Traditionally, masculinity has been seen as the public facing, rational self, with men figured as the atomised individual, unruffled, and unaffected by the circumstance or others (Robb 2025). Our analysis challenges this binary. In their interviews, study participants displayed a complex version of masculinity and manhood, maintaining societal expectations that they would be stoic and strong in the face of infant death, while at the same time prioritising care for others behind the scenes. This care was an integral part of their grieving process, forming the means through which men could find meaning after their infant’s death. Rather than a direct challenge to their masculinity, bereaved fathers saw these caring behaviours as a normal and expected part of the fathering role. Typical of twenty-first Century models of Western masculinity (Robb 2025), this is an example of the masculine, stoic self that is concurrently tied to the family, requiring multiple caring roles of the father that, in turn, creates relational ties to others.
These practices of care are, variously, facilitated, supported, and diminished by healthcare institutions. Our health practitioner focus groups and interviews revealed that unlike mothers, fathers were rarely evoked in their thinking. This is despite an official policy and practice turn to ‘family-centred care’. When fathers were considered, it was primarily through the lens of being instrumental grievers and logistical supporters. Because the ‘styles of grieving’ conceptual model has become so popular, it is often simplistically understood and applied in a gendered binary that does not do justice to the complexity of the father’s grief and the care role they often play. Even if unintentional, binary models of grief have created simple structures that health professionals, and others, use to pigeonhole grievers. In practice, binary gendered models of grief simply map themselves onto gender, so that whatever the experience of mothers or fathers, their distress is read reductively according to normative gender codes. This continues even when health practitioners seek to implement a ‘family centred’ model of care.

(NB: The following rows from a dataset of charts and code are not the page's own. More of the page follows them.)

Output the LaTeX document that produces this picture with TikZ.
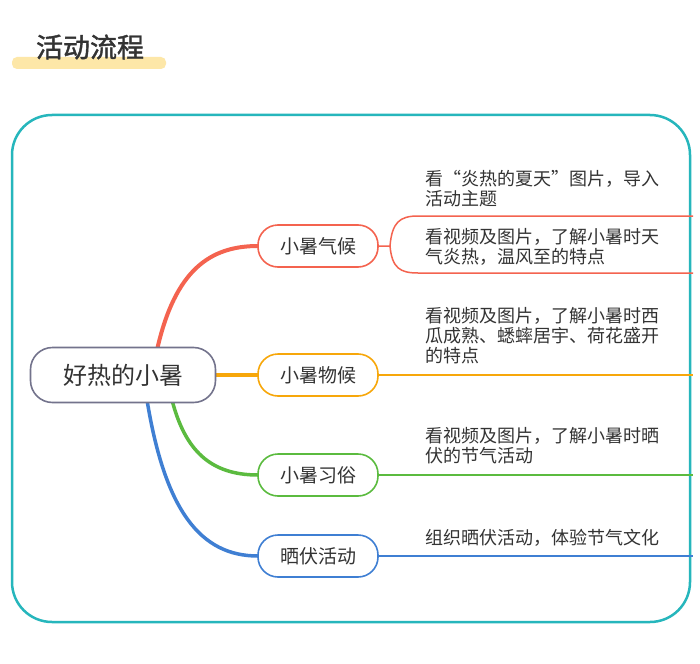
\documentclass[tikz,border=0pt]{standalone}
\usepackage{fontspec}
\setmainfont{Noto Sans CJK SC}
\newfontfamily\cjkb[FakeBold=1.5]{Noto Sans CJK SC}
\begin{document}
\begin{tikzpicture}[x=1pt,y=-1pt,
  br/.style={draw=#1,line width=1.6pt,rounded corners=20pt,minimum width=120pt,minimum height=42pt,font=\fontsize{19}{22}\selectfont,text=black!80,fill=white},
  leaf/.style={anchor=north west,align=left,font=\fontsize{18}{20}\selectfont,text=black!80,inner sep=0pt}]
\definecolor{cr}{HTML}{F4634F}\definecolor{co}{HTML}{F7A70A}\definecolor{cg}{HTML}{5BBB3F}\definecolor{cb}{HTML}{3F7FD3}
\definecolor{teal}{HTML}{26B6BC}\definecolor{hl}{HTML}{FDE7A8}
\useasboundingbox (0,0) rectangle (700,663);
\fill[white] (0,0) rectangle (700,663);
\fill[hl,rounded corners=5pt] (12,57) rectangle (166,69);
\node[font=\cjkb\fontsize{27}{30}\selectfont,text=black!80] (title) at (90,47) {活动流程};
\draw[teal,line width=2.5pt,rounded corners=40pt] (12,115) rectangle (690,622);
% branch curves
\draw[cr,line width=4pt] (157,350) .. controls (175,270) and (210,246) .. (258,246);
\draw[co,line width=4pt] (215,375) -- (258,375);
\draw[cg,line width=3.5pt] (172,400) .. controls (185,450) and (210,475) .. (258,475);
\draw[cb,line width=3.5pt] (147,400) .. controls (165,510) and (200,556) .. (258,556);
\node[draw=gray!90!blue,line width=1.6pt,rounded corners=22pt,minimum width=185pt,minimum height=55pt,fill=white,font=\fontsize{24}{28}\selectfont,text=black!80] (c) at (123,375) {好热的小暑};
\node[br=cr] (b1) at (318,246) {小暑气候};
\node[br=co] (b2) at (318,375) {小暑物候};
\node[br=cg] (b3) at (318,475) {小暑习俗};
\node[br=cb] (b4) at (318,556) {晒伏活动};
% leaves
\draw[cr,line width=1.5pt] (b1.east) -- (390,246) .. controls (392,222) and (400,216) .. (418,216) -- (693,216);
\draw[cr,line width=1.5pt] (390,246) .. controls (392,268) and (400,273) .. (418,273) -- (693,273);
\draw[co,line width=1.5pt] (b2.east) -- (693,375);
\draw[cg,line width=1.5pt] (b3.east) -- (693,475);
\draw[cb,line width=1.5pt] (b4.east) -- (693,556);
\node[leaf] (l1) at (425,170) {看“炎热的夏天”图片，导入\\活动主题};
\node[leaf] (l2) at (425,228) {看视频及图片，了解小暑时天\\气炎热，温风至的特点};
\node[leaf] (l3) at (425,307) {看视频及图片，了解小暑时西\\瓜成熟、蟋蟀居宇、荷花盛开\\的特点};
\node[leaf] (l4) at (425,427) {看视频及图片，了解小暑时晒\\伏的节气活动};
\node[leaf] (l5) at (425,529) {组织晒伏活动，体验节气文化};
\end{tikzpicture}
\end{document}
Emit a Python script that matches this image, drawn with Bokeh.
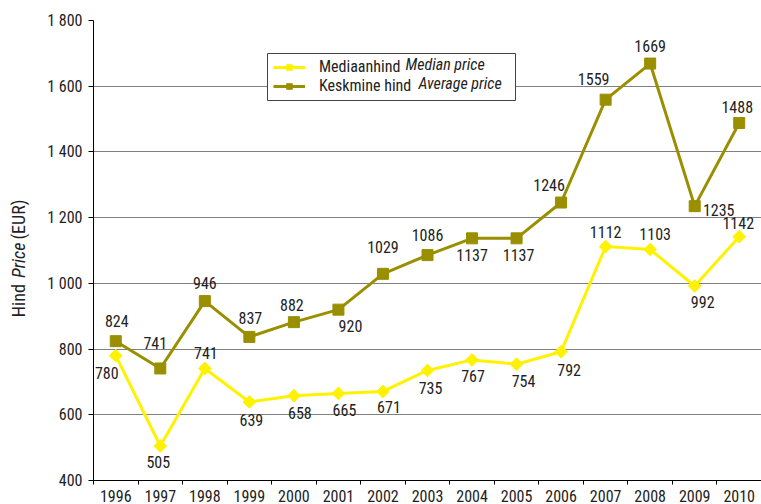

The fathers in our study remained steadfastly willing and able to be involved in care practices that involve lactation and healthy infants, in the NICU/palliative care environment or after infant death. They sought out the information they required to care for their partner as best as they could. Fathers however noted that they received little information and most often no support regarding lactation after infant death from health professionals. In retrospect, fathers noted that this was frustrating as they had hoped to support their partner’s needs following their infant’s death, including lactation.
As health practitioners come to terms with adopting a more family centered approach to care, understanding the complexity of fathers’ experiences is increasingly important. Our research supports others who argue that more work needs to be done to bring fathers into the fold after infant loss, rather than continuing to assume they experience grief and adopt practices of support in a stereotypical, limited way.